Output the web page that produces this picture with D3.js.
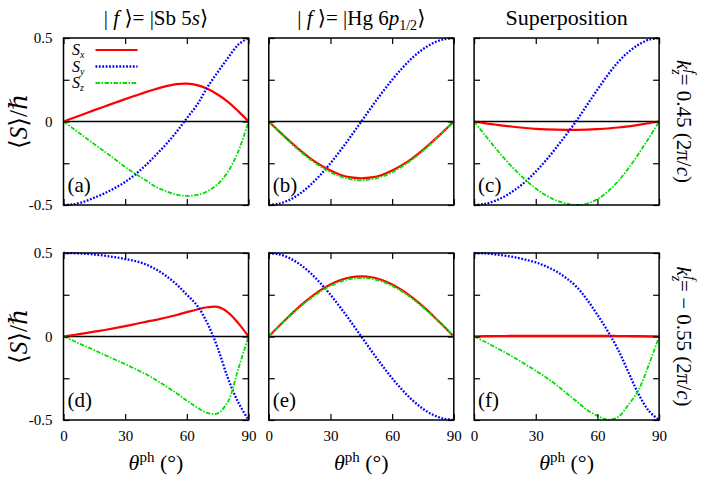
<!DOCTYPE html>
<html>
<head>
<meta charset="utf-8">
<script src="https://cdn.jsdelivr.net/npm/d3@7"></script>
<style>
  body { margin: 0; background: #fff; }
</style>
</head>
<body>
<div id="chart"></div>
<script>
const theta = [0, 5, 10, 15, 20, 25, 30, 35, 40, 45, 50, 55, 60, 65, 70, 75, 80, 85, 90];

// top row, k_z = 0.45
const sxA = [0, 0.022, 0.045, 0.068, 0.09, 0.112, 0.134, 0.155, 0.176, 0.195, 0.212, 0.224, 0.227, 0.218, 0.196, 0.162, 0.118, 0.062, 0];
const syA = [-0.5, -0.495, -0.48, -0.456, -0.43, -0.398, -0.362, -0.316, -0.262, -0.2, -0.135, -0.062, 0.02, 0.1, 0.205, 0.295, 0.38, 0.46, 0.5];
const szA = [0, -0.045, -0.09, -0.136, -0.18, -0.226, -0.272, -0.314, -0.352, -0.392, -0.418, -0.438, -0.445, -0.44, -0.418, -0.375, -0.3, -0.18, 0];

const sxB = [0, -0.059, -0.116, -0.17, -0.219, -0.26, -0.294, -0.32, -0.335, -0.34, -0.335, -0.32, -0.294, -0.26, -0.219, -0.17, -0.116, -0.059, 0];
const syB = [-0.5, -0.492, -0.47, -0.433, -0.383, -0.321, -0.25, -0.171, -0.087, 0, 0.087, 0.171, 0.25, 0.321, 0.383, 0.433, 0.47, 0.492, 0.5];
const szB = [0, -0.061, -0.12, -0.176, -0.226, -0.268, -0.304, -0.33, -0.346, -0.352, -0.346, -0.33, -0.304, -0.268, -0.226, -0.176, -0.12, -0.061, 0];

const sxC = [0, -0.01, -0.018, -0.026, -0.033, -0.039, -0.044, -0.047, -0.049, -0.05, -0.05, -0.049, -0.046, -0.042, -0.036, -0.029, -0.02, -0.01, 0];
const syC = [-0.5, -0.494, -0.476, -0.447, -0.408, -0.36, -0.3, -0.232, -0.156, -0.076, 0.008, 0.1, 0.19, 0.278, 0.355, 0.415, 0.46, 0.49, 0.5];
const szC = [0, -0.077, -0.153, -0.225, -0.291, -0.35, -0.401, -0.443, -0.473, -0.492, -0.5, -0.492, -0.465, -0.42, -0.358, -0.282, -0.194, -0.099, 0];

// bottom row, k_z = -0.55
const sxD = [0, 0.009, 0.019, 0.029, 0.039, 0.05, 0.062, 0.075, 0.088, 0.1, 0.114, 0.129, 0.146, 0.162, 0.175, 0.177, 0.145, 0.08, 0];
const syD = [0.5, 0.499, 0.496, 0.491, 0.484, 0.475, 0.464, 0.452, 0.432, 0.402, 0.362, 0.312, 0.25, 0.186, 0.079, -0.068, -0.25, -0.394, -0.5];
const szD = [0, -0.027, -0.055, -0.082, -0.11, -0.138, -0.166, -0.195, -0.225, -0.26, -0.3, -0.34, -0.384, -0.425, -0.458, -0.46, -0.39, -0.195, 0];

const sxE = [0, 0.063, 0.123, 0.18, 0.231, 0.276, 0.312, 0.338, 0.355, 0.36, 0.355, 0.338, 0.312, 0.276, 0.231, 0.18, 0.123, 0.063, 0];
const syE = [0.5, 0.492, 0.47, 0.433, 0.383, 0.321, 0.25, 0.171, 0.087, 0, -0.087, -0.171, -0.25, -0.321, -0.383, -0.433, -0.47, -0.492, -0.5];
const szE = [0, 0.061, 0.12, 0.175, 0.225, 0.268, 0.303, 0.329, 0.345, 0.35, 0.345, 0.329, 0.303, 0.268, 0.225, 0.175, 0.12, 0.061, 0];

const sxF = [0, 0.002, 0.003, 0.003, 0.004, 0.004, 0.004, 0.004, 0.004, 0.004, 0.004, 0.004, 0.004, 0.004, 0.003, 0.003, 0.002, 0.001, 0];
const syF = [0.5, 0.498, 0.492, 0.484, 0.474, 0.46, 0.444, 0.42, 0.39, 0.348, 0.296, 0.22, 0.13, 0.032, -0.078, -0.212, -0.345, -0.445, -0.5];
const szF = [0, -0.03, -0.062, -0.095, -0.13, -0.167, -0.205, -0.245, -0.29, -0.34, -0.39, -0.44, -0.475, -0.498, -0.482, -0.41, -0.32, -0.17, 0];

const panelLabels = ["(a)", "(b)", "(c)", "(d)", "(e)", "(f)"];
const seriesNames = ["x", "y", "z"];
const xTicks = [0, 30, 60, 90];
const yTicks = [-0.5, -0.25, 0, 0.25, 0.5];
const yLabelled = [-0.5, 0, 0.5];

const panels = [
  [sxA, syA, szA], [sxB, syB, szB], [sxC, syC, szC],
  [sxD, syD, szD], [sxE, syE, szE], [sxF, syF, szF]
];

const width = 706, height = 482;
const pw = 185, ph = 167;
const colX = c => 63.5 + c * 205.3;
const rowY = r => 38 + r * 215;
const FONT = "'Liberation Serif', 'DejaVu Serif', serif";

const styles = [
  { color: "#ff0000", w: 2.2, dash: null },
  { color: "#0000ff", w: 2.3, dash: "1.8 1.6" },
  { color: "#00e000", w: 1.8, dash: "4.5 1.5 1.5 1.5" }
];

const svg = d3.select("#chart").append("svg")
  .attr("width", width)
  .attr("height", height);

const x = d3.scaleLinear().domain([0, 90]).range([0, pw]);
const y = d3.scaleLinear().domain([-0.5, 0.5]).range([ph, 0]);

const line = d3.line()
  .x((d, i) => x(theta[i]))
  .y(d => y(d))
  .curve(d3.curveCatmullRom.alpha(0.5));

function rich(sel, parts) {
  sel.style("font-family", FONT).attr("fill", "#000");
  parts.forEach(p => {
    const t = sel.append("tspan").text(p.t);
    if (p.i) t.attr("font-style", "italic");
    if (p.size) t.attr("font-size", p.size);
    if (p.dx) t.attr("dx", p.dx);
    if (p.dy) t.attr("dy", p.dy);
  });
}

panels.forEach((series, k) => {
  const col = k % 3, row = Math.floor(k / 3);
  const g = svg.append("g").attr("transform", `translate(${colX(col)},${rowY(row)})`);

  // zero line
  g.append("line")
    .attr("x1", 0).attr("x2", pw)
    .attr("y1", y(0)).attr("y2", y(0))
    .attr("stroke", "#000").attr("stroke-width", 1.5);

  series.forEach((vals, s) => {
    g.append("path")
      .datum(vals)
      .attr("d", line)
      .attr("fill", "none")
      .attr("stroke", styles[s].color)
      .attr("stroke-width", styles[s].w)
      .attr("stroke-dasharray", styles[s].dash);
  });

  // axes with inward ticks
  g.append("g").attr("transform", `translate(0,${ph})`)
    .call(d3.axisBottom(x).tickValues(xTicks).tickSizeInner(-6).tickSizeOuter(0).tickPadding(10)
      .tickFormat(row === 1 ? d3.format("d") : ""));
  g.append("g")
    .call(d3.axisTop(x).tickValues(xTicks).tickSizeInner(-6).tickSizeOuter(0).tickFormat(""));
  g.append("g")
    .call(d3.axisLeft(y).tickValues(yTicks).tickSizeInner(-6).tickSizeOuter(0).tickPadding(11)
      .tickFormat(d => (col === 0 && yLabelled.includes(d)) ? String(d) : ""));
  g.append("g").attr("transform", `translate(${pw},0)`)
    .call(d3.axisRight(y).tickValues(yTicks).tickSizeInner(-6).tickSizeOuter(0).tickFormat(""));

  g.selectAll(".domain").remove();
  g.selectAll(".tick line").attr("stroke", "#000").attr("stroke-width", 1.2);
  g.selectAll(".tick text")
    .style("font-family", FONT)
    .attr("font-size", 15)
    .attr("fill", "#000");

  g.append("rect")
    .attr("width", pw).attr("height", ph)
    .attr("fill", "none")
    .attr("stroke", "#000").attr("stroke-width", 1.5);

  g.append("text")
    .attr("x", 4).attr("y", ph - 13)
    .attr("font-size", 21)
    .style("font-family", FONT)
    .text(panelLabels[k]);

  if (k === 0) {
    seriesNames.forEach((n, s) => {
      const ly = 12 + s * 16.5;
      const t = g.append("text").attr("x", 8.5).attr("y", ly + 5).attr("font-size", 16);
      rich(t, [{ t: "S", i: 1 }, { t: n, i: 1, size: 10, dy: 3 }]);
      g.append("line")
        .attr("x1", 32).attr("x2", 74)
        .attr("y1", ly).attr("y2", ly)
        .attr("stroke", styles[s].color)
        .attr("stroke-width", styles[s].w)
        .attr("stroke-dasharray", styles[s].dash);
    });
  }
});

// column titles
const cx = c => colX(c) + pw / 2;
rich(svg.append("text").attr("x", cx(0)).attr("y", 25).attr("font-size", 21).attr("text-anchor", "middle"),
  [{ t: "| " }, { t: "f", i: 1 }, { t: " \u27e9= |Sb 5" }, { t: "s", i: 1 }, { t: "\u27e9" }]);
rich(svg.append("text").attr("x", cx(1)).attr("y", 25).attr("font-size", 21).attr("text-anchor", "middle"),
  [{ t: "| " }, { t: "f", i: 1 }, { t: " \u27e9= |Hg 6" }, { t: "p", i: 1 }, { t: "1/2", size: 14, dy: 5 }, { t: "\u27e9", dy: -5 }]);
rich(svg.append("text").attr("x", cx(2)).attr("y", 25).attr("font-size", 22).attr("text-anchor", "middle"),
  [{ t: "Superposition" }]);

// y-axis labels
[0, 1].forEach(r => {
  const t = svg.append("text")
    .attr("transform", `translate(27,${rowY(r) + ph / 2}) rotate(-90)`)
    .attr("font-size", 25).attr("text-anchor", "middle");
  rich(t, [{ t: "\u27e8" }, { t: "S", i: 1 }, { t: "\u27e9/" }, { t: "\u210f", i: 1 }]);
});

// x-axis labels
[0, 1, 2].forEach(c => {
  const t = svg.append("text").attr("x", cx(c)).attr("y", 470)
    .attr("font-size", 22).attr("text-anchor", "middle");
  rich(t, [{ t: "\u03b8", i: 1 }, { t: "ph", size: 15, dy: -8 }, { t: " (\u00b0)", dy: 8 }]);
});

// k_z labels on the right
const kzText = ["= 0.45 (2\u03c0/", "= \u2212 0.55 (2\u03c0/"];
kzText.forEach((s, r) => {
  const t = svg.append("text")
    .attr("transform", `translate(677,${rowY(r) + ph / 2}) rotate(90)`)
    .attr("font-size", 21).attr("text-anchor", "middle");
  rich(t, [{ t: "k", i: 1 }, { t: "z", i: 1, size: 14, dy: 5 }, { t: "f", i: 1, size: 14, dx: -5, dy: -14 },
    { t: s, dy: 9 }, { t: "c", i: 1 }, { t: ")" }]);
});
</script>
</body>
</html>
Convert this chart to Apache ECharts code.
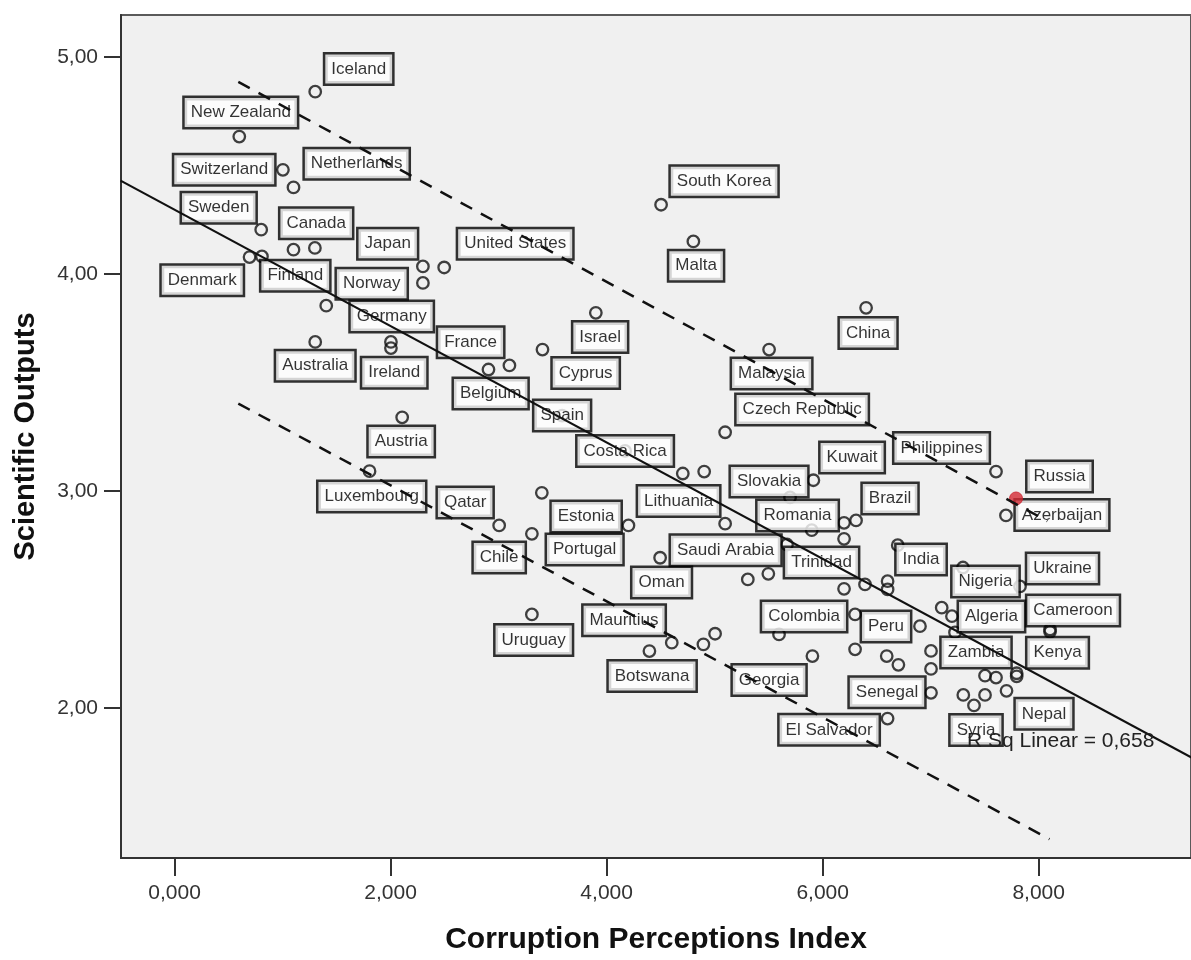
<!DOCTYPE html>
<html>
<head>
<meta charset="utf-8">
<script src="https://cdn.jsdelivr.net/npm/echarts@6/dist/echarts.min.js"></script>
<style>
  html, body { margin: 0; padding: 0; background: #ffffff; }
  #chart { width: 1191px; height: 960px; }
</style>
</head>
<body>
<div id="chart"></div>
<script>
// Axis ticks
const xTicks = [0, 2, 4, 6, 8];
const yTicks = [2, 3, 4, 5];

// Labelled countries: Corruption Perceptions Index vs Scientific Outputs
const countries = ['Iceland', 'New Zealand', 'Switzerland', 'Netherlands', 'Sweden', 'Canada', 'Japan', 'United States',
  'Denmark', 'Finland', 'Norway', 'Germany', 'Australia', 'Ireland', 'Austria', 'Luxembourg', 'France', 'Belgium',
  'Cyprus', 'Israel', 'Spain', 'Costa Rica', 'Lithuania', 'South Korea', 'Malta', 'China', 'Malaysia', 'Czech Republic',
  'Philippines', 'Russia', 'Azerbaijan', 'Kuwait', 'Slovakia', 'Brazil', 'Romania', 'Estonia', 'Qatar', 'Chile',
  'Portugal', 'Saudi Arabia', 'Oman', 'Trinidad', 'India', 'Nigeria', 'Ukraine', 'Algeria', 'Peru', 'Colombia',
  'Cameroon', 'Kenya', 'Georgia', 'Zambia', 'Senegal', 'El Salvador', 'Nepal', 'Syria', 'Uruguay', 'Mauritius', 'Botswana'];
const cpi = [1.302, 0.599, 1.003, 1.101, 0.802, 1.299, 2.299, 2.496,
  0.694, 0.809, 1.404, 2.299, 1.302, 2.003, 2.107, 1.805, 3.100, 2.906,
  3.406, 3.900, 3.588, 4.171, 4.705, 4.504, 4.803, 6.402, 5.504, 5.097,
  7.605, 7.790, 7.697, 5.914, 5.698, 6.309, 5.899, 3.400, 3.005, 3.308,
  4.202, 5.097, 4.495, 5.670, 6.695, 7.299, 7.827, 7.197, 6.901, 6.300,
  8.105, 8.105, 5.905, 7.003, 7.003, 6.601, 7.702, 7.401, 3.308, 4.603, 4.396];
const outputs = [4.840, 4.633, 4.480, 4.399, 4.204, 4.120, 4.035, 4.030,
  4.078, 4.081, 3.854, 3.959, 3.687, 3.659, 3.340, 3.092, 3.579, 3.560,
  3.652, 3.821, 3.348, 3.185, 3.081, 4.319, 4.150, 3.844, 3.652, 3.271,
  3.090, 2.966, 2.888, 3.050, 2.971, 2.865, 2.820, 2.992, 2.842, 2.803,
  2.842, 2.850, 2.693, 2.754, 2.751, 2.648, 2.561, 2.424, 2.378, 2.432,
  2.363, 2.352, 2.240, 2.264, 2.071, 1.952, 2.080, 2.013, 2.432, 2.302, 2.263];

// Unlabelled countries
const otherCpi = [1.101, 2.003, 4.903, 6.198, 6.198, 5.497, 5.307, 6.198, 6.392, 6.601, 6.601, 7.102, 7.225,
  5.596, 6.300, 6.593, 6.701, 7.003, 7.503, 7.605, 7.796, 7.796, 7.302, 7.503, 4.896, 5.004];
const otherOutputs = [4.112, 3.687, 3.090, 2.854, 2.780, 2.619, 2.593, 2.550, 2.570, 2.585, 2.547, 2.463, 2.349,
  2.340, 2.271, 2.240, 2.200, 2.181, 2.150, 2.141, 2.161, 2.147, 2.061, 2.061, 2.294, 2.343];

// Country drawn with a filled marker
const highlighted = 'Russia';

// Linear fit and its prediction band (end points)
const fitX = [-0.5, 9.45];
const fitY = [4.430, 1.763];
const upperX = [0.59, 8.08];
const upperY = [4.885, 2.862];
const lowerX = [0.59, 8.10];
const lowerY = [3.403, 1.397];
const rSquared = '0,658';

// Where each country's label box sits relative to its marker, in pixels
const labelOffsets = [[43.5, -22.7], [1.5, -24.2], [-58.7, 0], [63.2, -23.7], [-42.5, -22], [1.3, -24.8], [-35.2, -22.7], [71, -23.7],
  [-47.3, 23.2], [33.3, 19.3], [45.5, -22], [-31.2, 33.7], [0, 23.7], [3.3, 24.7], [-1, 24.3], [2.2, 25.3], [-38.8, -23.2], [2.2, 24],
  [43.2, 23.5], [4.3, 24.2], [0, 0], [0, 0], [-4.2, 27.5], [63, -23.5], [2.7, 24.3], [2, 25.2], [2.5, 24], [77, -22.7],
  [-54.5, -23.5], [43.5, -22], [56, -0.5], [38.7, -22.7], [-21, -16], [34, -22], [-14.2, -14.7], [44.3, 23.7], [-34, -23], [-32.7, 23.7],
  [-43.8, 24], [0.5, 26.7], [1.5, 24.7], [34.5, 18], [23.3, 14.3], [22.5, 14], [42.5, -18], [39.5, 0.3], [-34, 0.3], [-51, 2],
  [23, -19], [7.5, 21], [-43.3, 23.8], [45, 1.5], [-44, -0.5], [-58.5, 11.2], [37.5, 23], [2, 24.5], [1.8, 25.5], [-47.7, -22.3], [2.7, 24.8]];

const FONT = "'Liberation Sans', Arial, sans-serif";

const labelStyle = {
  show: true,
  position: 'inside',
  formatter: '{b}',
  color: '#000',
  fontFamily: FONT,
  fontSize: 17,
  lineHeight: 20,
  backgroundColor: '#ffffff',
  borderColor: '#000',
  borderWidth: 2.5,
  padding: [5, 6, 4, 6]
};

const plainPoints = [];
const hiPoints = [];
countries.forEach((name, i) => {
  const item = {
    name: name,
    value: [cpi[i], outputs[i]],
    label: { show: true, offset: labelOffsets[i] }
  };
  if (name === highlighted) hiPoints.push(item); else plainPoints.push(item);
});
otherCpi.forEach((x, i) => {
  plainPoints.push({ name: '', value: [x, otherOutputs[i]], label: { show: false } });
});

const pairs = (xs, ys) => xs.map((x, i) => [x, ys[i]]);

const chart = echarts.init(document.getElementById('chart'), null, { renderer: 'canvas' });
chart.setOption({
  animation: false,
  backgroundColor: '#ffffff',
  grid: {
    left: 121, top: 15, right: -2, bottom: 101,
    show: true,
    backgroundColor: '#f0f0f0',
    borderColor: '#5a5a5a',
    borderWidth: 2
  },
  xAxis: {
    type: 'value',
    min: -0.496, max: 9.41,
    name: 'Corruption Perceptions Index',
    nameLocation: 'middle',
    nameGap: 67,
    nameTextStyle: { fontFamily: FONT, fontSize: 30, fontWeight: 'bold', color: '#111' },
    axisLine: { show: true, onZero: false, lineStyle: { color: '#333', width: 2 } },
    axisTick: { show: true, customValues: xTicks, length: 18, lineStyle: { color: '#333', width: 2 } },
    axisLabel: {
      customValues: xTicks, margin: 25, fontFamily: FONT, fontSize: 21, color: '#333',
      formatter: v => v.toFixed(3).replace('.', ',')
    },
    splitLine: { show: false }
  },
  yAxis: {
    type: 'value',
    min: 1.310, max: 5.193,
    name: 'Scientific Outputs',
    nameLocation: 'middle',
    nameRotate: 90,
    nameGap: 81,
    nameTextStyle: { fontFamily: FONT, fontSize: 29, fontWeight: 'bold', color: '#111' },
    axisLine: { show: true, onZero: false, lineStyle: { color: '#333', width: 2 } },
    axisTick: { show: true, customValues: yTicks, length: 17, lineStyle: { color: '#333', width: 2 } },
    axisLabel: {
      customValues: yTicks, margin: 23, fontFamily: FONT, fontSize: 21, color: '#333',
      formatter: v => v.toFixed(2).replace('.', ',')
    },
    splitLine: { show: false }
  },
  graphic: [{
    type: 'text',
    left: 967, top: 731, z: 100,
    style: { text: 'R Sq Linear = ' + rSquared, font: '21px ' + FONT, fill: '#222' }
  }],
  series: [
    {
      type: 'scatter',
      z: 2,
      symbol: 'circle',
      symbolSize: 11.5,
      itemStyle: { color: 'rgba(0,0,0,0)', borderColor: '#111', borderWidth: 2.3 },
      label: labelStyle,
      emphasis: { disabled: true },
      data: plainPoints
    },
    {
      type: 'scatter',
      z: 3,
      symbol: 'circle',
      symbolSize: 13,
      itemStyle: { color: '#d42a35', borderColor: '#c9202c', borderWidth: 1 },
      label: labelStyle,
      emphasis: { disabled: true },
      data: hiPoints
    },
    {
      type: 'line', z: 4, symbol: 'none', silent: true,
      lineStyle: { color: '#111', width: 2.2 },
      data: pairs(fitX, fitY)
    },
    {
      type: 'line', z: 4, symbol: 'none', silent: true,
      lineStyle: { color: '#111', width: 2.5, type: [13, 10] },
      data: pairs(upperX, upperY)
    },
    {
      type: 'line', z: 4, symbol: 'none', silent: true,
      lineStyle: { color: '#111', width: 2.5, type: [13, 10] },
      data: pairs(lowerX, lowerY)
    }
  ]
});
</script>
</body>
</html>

- [Set task]: Repeat the listing above from its first line through the line that contains "-0.12, -0.061, 0];", both included, and nothing more. Drop the pictures.

- [Answer for the task]:
Output the web page that produces this picture with D3.js.
<!DOCTYPE html>
<html>
<head>
<meta charset="utf-8">
<script src="https://cdn.jsdelivr.net/npm/d3@7"></script>
<style>
  body { margin: 0; background: #fff; }
</style>
</head>
<body>
<div id="chart"></div>
<script>
const theta = [0, 5, 10, 15, 20, 25, 30, 35, 40, 45, 50, 55, 60, 65, 70, 75, 80, 85, 90];

// top row, k_z = 0.45
const sxA = [0, 0.022, 0.045, 0.068, 0.09, 0.112, 0.134, 0.155, 0.176, 0.195, 0.212, 0.224, 0.227, 0.218, 0.196, 0.162, 0.118, 0.062, 0];
const syA = [-0.5, -0.495, -0.48, -0.456, -0.43, -0.398, -0.362, -0.316, -0.262, -0.2, -0.135, -0.062, 0.02, 0.1, 0.205, 0.295, 0.38, 0.46, 0.5];
const szA = [0, -0.045, -0.09, -0.136, -0.18, -0.226, -0.272, -0.314, -0.352, -0.392, -0.418, -0.438, -0.445, -0.44, -0.418, -0.375, -0.3, -0.18, 0];

const sxB = [0, -0.059, -0.116, -0.17, -0.219, -0.26, -0.294, -0.32, -0.335, -0.34, -0.335, -0.32, -0.294, -0.26, -0.219, -0.17, -0.116, -0.059, 0];
const syB = [-0.5, -0.492, -0.47, -0.433, -0.383, -0.321, -0.25, -0.171, -0.087, 0, 0.087, 0.171, 0.25, 0.321, 0.383, 0.433, 0.47, 0.492, 0.5];
const szB = [0, -0.061, -0.12, -0.176, -0.226, -0.268, -0.304, -0.33, -0.346, -0.352, -0.346, -0.33, -0.304, -0.268, -0.226, -0.176, -0.12, -0.061, 0];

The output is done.